The police later arrive and locate Robbie's body, leaving Megan devastated, but reveal Declan remains missing. An enraged Megan tells Charity to watch her back, as he might be alive, leaving her frightened. When the search is abandoned after no other body turns up, Megan is forced to admit her brother is gone. When Charity offers her Robbie's things, there is a moment of peace, where they talk about Declan, but it becomes apparent Megan hates her more than ever.

On the day of Robbie's funeral, Declan reappears alive having sneaked into Home Farm, where he drugs Charity's drink; she passes out. Using Charity's phone, he sends a text inviting Debbie, Sam, Jai, Cain, Chas, Zak Dingle (Steve Halliwell), Leyla Harding (Roxy Shahidi) and Ashley Thomas (John Middleton) to the house. He makes his appearance apparently holding Megan and everyone (including Dan when he forces him to) hostage, where he reveals the truth about stitching Rachel up for the house fire and for the crimes that Charity had committed.
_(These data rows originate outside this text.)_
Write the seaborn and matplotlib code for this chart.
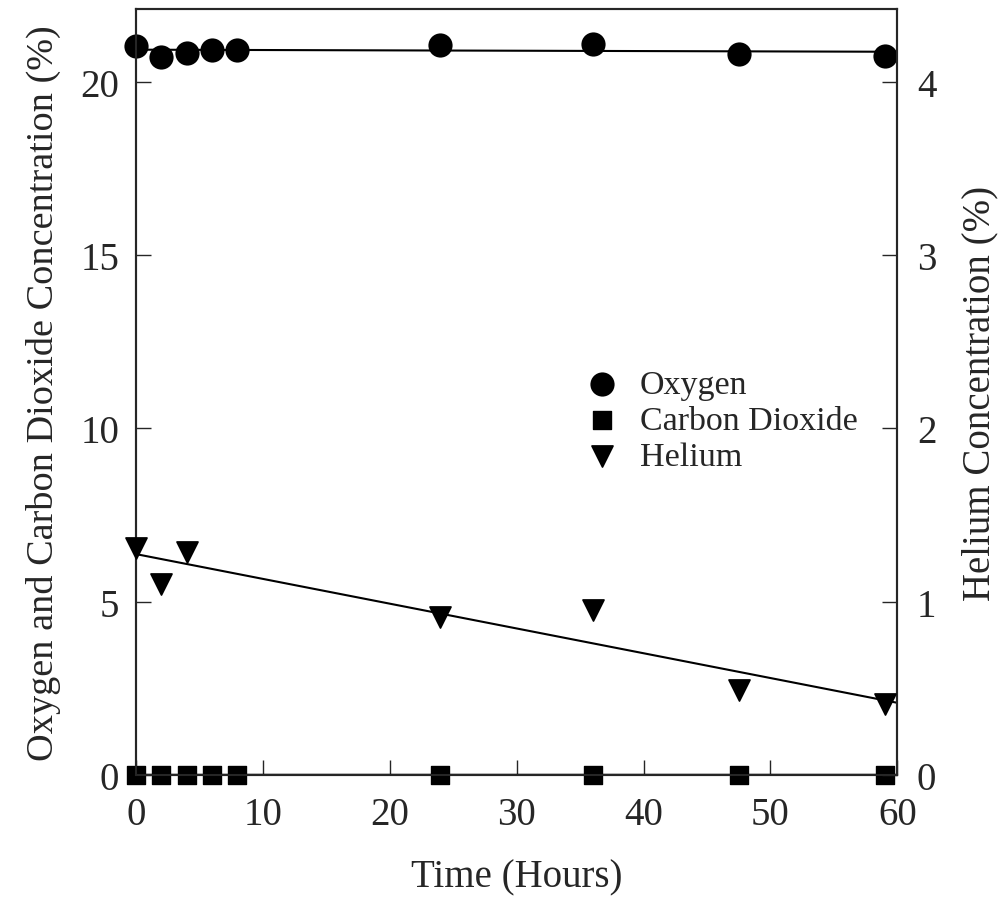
import numpy as np
import pandas as pd
import seaborn as sns
import matplotlib.pyplot as plt

# values
hours = [0, 2, 4, 6, 8, 24, 36, 47.5, 59]
oxygen = [21.04, 20.72, 20.84, 20.92, 20.92, 21.07, 21.1, 20.8, 20.75]
co2 = [0, 0, 0, 0, 0, 0, 0, 0, 0]
he_hours = [0, 2, 4, 24, 36, 47.5, 59]
helium = [1.31, 1.10, 1.29, 0.91, 0.95, 0.49, 0.41]

gas = pd.DataFrame({'hours': hours, 'oxygen': oxygen, 'co2': co2})
he = pd.DataFrame({'hours': he_hours, 'helium': helium})

sns.set_style('ticks')
plt.rcParams['font.family'] = ['Liberation Serif', 'DejaVu Serif']
plt.rcParams['axes.linewidth'] = 1.5

fig, ax = plt.subplots(figsize=(10.06, 9.12), dpi=100)
fig.subplots_adjust(left=0.135, right=0.892, top=0.989, bottom=0.149)
ax2 = ax.twinx()

ax.set_xlim(0, 60)
ax.set_ylim(0, 22.1)
ax2.set_ylim(0, 22.1 / 5)

# fitted lines
sns.regplot(data=gas, x='hours', y='oxygen', ax=ax, scatter=False, ci=None,
            truncate=False, color='black', line_kws={'lw': 1.5})
sns.regplot(data=gas, x='hours', y='co2', ax=ax, scatter=False, ci=None,
            truncate=False, color='black', line_kws={'lw': 2.5})
sns.regplot(data=he, x='hours', y='helium', ax=ax2, scatter=False, ci=None,
            truncate=False, color='black', line_kws={'lw': 1.5})

# points
sns.scatterplot(data=gas, x='hours', y='oxygen', ax=ax, marker='o', s=260,
                color='black', edgecolor='black', label='Oxygen', clip_on=False, zorder=5)
sns.scatterplot(data=gas, x='hours', y='co2', ax=ax, marker='s', s=150,
                color='black', edgecolor='black', label='Carbon Dioxide', clip_on=False, zorder=5)
sns.scatterplot(data=he, x='hours', y='helium', ax=ax2, marker='v', s=230,
                color='black', edgecolor='black', label='Helium', clip_on=False, zorder=5)

ax.set_xlim(0, 60)
ax.set_ylim(0, 22.1)
ax2.set_ylim(0, 22.1 / 5)

ax.set_xticks([0, 10, 20, 30, 40, 50, 60])
ax.set_yticks([0, 5, 10, 15, 20])
ax2.set_yticks([0, 1, 2, 3, 4])

ax.tick_params(axis='both', direction='in', length=11, width=1, labelsize=28, pad=12)
ax.tick_params(axis='x', pad=15)
ax.tick_params(axis='y', right=False)
ax2.tick_params(axis='y', direction='in', length=11, width=1, labelsize=28, pad=14)

ax.set_xlabel('Time (Hours)', fontsize=28, labelpad=18)
ax.set_ylabel('Oxygen and Carbon Dioxide Concentration (%)', fontsize=27.5, labelpad=14)
ax2.set_ylabel('Helium Concentration (%)', fontsize=28, labelpad=18)

h1, l1 = ax.get_legend_handles_labels()
h2, l2 = ax2.get_legend_handles_labels()
ax2.legend(h1 + h2, l1 + l2, loc='upper left', bbox_to_anchor=(0.59, 0.53),
           frameon=False, fontsize=24.5, handlelength=1.0, handletextpad=0.6,
           labelspacing=0.15, borderpad=0, borderaxespad=0)
if ax.get_legend() is not None:
    ax.get_legend().remove()

fig.savefig('out.png', dpi=100)
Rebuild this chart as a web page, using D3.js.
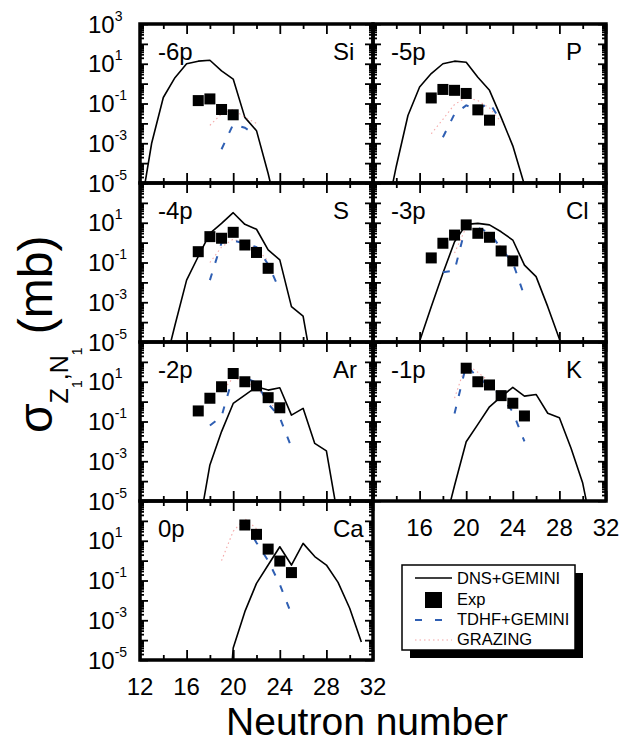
<!DOCTYPE html>
<html>
<head>
<meta charset="utf-8">
<script src="https://cdn.jsdelivr.net/npm/d3@7"></script>
<style>
  body { margin: 0; background: #fff; }
  svg { display: block; }
  text { font-family: Arial, "Liberation Sans", sans-serif; fill: #000; }
</style>
</head>
<body>
<svg id="chart" width="644" height="743"></svg>
<script>
// Panel identifiers: proton-removal channel and element
const shifts   = ["-6p", "-5p", "-4p", "-3p", "-2p", "-1p", "0p"];
const elements = ["Si", "P", "S", "Cl", "Ar", "K", "Ca"];

// DNS+GEMINI cross sections [neutron number, mb]
const dnsSi = [[12,3e-7],[13,1e-3],[14,0.2],[15,2.0],[16,10],[17,13.5],[18,15],[19,4.4],[20,1.7],[21,0.02],[22,4.3e-3],[23,3e-5],[24,1e-7]];
const dnsP  = [[13,1e-7],[14,7e-5],[15,0.025],[16,0.68],[17,3.2],[18,10],[19,13.5],[20,12],[21,2.1],[22,0.46],[23,0.02],[24,7.4e-4],[25,8e-6],[26,1e-8]];
const dnsS  = [[14,3e-7],[15,7e-5],[16,0.013],[17,0.2],[18,2.95],[19,9.3],[20,32],[21,8.3],[22,4.7],[23,0.43],[24,0.135],[25,6e-4],[26,2e-4],[27,1e-7]];
const dnsCl = [[15,1e-7],[16,1.1e-5],[17,6e-4],[18,0.029],[19,1.1],[20,8.3],[21,9.3],[22,7.8],[23,3.5],[24,1.35],[25,0.074],[26,0.0195],[27,6e-4],[28,1.4e-5],[29,1e-7]];
const dnsAr = [[17,3e-7],[18,6.5e-4],[19,0.031],[20,0.81],[21,2.1],[22,5.6],[23,3.8],[24,5.0],[25,0.21],[26,0.46],[27,0.0079],[28,3.3e-3],[29,1.4e-6]];
const dnsK  = [[18,3e-7],[19,6e-5],[20,9.5e-3],[21,0.072],[22,0.55],[23,1.78],[24,5.2],[25,1.9],[26,2.3],[27,0.26],[28,0.155],[29,4.5e-3],[30,8e-5],[31,1e-7]];
const dnsCa = [[19,1e-12],[20,4e-5],[21,2.7e-3],[22,0.072],[23,0.6],[24,5.0],[25,0.6],[26,7.4],[27,1.6],[28,0.6],[29,0.08],[30,4e-3],[31,8e-5]];

// Measured cross sections
const expSi = [[17,0.14],[18,0.17],[19,0.05],[20,0.027]];
const expP  = [[17,0.19],[18,0.51],[19,0.46],[20,0.32],[21,0.048],[22,0.0145]];
const expS  = [[17,0.35],[18,2.0],[19,1.66],[20,3.3],[21,0.76],[22,0.32],[23,0.051]];
const expCl = [[17,0.17],[18,0.93],[19,2.4],[20,7.8],[21,2.95],[22,1.86],[23,0.38],[24,0.12]];
const expAr = [[17,0.34],[18,1.48],[19,5.6],[20,26],[21,10],[22,6.2],[23,1.58],[24,0.49]];
const expK  = [[20,48],[21,10],[22,6.9],[23,2.0],[24,0.83],[25,0.19]];
const expCa = [[21,62],[22,21],[23,3.8],[24,0.95],[25,0.25]];

// TDHF+GEMINI cross sections
const tdhfSi = [[19,5e-4],[20,9e-3],[21,6e-3],[22,2.5e-3]];
const tdhfP  = [[18,2e-3],[19,0.03],[20,0.08],[21,0.05],[22,0.11],[23,0.012]];
const tdhfS  = [[18,0.013],[19,1.0],[20,1.26],[21,0.9],[22,0.6],[23,0.08],[24,4e-3]];
const tdhfCl = [[18,0.032],[19,0.04],[20,8],[21,5.6],[22,3.2],[23,0.5],[24,0.1],[25,2e-3]];
const tdhfAr = [[18,0.063],[19,0.18],[20,20],[21,15.8],[22,8.9],[23,0.8],[24,0.16],[25,5e-3]];
const tdhfK  = [[19,0.25],[20,70],[21,16],[22,6.3],[23,2.0],[24,0.3],[25,0.01]];
const tdhfCa = [[21,80],[22,8],[23,1.0],[24,0.063],[25,2e-3]];

// GRAZING cross sections
const grzSi = [[18,8e-3],[19,0.03],[20,0.05],[21,0.02],[22,0.01]];
const grzP  = [[17,3e-3],[18,0.016],[19,0.09],[20,0.2],[21,0.14],[22,0.06],[23,0.012]];
const grzS  = [[18,0.1],[19,0.6],[20,1.5],[21,0.9],[22,0.5],[23,0.12]];
const grzCl = [[19,0.3],[20,6],[21,4],[22,2.5],[23,0.6],[24,0.15]];
const grzAr = [[19,3],[20,16],[21,10],[22,5],[23,1],[24,0.3]];
const grzK  = [[19,1.5],[20,80],[21,30],[22,10]];
const grzCa = [[19,1.0],[20,30],[21,130],[22,40]];

// Axis ticks
const xMajor = [12, 16, 20, 24, 28, 32];
const xMinor = [14, 18, 22, 26, 30];
const yExpAll = [3, 1, -1, -3, -5];
const yExpLower = [1, -1, -3, -5];
const rightXLabels = [16, 20, 24, 28, 32];

const dns  = [dnsSi, dnsP, dnsS, dnsCl, dnsAr, dnsK, dnsCa];
const exp  = [expSi, expP, expS, expCl, expAr, expK, expCa];
const tdhf = [tdhfSi, tdhfP, tdhfS, tdhfCl, tdhfAr, tdhfK, tdhfCa];
const grz  = [grzSi, grzP, grzS, grzCl, grzAr, grzK, grzCa];

// Layout
const colX = [140, 373];
const rowY = [24, 183, 342, 501];
const W = 233, H = 159;

const BLUE = "#2f5fb3";
const PINK = "#f08a8a";

const svg = d3.select("#chart");
const defs = svg.append("defs");

const x = d3.scaleLinear().domain([12, 32]).range([0, W]);
const y = d3.scaleLog().domain([1e-5, 1e3]).range([H, 0]);
const line = d3.line().x(d => x(d[0])).y(d => y(d[1]));

const decades = d3.range(-5, 4).map(k => Math.pow(10, k));
const minors = [];
for (let k = -5; k < 3; k++) for (let m = 2; m <= 9; m++) minors.push(m * Math.pow(10, k));

function styleAxis(sel) {
  sel.select(".domain").remove();
  sel.selectAll(".tick line").attr("stroke", "#000").attr("stroke-width", 1.8);
  sel.selectAll(".tick text").remove();
}

elements.forEach((el, i) => {
  const col = i % 2, row = Math.floor(i / 2);
  const g = svg.append("g").attr("transform", `translate(${colX[col]},${rowY[row]})`);

  defs.append("clipPath").attr("id", "clip" + i)
    .append("rect").attr("x", 0).attr("y", 0).attr("width", W).attr("height", H);

  const plot = g.append("g").attr("clip-path", `url(#clip${i})`);

  plot.append("path").datum(dns[i]).attr("d", line)
    .attr("fill", "none").attr("stroke", "#000").attr("stroke-width", 1.6)
    .attr("stroke-linejoin", "round");

  plot.append("path").datum(grz[i]).attr("d", line)
    .attr("fill", "none").attr("stroke", PINK).attr("stroke-width", 1.1)
    .attr("stroke-dasharray", "1.5,3").attr("opacity", 0.75);

  plot.append("path").datum(tdhf[i]).attr("d", line)
    .attr("fill", "none").attr("stroke", BLUE).attr("stroke-width", 2)
    .attr("stroke-dasharray", "7,11");

  plot.selectAll("rect.exp").data(exp[i]).enter().append("rect")
    .attr("class", "exp")
    .attr("x", d => x(d[0]) - 5.5).attr("y", d => y(d[1]) - 5.5)
    .attr("width", 11).attr("height", 11).attr("fill", "#000");

  // inward ticks on all four sides
  g.append("g").call(d3.axisLeft(y).tickValues(decades).tickSize(-8)).call(styleAxis);
  g.append("g").call(d3.axisLeft(y).tickValues(minors).tickSize(-4)).call(styleAxis);
  g.append("g").attr("transform", `translate(${W},0)`)
    .call(d3.axisRight(y).tickValues(decades).tickSize(-8)).call(styleAxis);
  g.append("g").attr("transform", `translate(${W},0)`)
    .call(d3.axisRight(y).tickValues(minors).tickSize(-4)).call(styleAxis);
  g.append("g").call(d3.axisTop(x).tickValues(xMajor).tickSize(-10)).call(styleAxis);
  g.append("g").call(d3.axisTop(x).tickValues(xMinor).tickSize(-5)).call(styleAxis);
  g.append("g").attr("transform", `translate(0,${H})`)
    .call(d3.axisBottom(x).tickValues(xMajor).tickSize(-10)).call(styleAxis);
  g.append("g").attr("transform", `translate(0,${H})`)
    .call(d3.axisBottom(x).tickValues(xMinor).tickSize(-5)).call(styleAxis);

  g.append("rect").attr("x", 0).attr("y", 0).attr("width", W).attr("height", H)
    .attr("fill", "none").attr("stroke", "#000").attr("stroke-width", 3.5);

  g.append("text").attr("x", 18).attr("y", 36).attr("font-size", 24).text(shifts[i]);
  g.append("text").attr("x", 193).attr("y", 36).attr("font-size", 24).text(el);

  // power-of-ten labels on the left column
  if (col === 0) {
    const exps = row === 0 ? yExpAll : yExpLower;
    exps.forEach(k => {
      const t = g.append("text")
        .attr("x", 88 - colX[0]).attr("y", y(Math.pow(10, k)) + 8.5)
        .attr("font-size", 24);
      t.append("tspan").text("10");
      t.append("tspan").attr("font-size", 14).attr("dy", -12).text(String(k));
    });
  }
  // neutron-number labels under the bottom panel of each column
  const xl = (row === 3) ? xMajor : (col === 1 && row === 2 ? rightXLabels : null);
  if (xl) {
    xl.forEach(n => {
      g.append("text").attr("x", x(n)).attr("y", H + 35)
        .attr("text-anchor", "middle").attr("font-size", 24).text(n);
    });
  }
});

// Y-axis title
const yTitle = svg.append("text")
  .attr("transform", "translate(52,433) rotate(-90)")
  .attr("font-size", 48);
yTitle.append("tspan").text("σ");
yTitle.append("tspan").attr("font-size", 25).attr("dy", 16).text("Z");
yTitle.append("tspan").attr("font-size", 14).attr("dy", 14).text("1");
yTitle.append("tspan").attr("font-size", 25).attr("dy", -14).text(",");
yTitle.append("tspan").attr("font-size", 25).text("N");
yTitle.append("tspan").attr("font-size", 14).attr("dy", 14).text("1");
yTitle.append("tspan").attr("font-size", 48).attr("dy", -30).text(" (mb)");

// X-axis title
svg.append("text").attr("x", 367).attr("y", 735)
  .attr("text-anchor", "middle").attr("font-size", 39).text("Neutron number");

// Legend
const lg = svg.append("g");
lg.append("rect").attr("x", 410).attr("y", 573).attr("width", 173).attr("height", 85).attr("fill", "#000");
lg.append("rect").attr("x", 402).attr("y", 565).attr("width", 173).attr("height", 85)
  .attr("fill", "#fff").attr("stroke", "#000").attr("stroke-width", 1.5);

lg.append("line").attr("x1", 415).attr("x2", 452).attr("y1", 578).attr("y2", 578)
  .attr("stroke", "#000").attr("stroke-width", 1.6);
lg.append("rect").attr("x", 425).attr("y", 592).attr("width", 17).attr("height", 16).attr("fill", "#000");
lg.append("line").attr("x1", 415).attr("x2", 452).attr("y1", 620).attr("y2", 620)
  .attr("stroke", BLUE).attr("stroke-width", 2).attr("stroke-dasharray", "7,13");
lg.append("line").attr("x1", 415).attr("x2", 452).attr("y1", 640).attr("y2", 640)
  .attr("stroke", PINK).attr("stroke-width", 1.1).attr("stroke-dasharray", "1.5,3").attr("opacity", 0.75);

const legendLabels = ["DNS+GEMINI", "Exp", "TDHF+GEMINI", "GRAZING"];
const legendY = [584, 605, 625, 645];
legendLabels.forEach((s, j) => {
  lg.append("text").attr("x", 457).attr("y", legendY[j]).attr("font-size", 16.5).text(s);
});
</script>
</body>
</html>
He makes a quick exit from the house, showing Megan that the gun was fake and that he would never hurt her. He apologises for everything and kisses her goodbye, before fleeing with Sam, Cain, and Jai in hot pursuit. He flees in a car as Declan divorces from Charity off-screen in 2015.

==Reception==
Since his arrival, Declan has been popular with villagers for his personality and charm. Emmerdaily have said that Declan is a character that "knows exactly what he wants and how he is going to get it", whilst others called him as a "fun" character, but an "extremely powerful" one as well who expects the best of all his workers and also expects everything to go his way. The official Emmerdale website states, "Declan is a shrewd businessman who knows exactly what he wants and how to get it. He's prepared to be unpopular if it's good for business and the people in the village recognise his confidence. He does have a softer side but is not the most attentive husband in the world."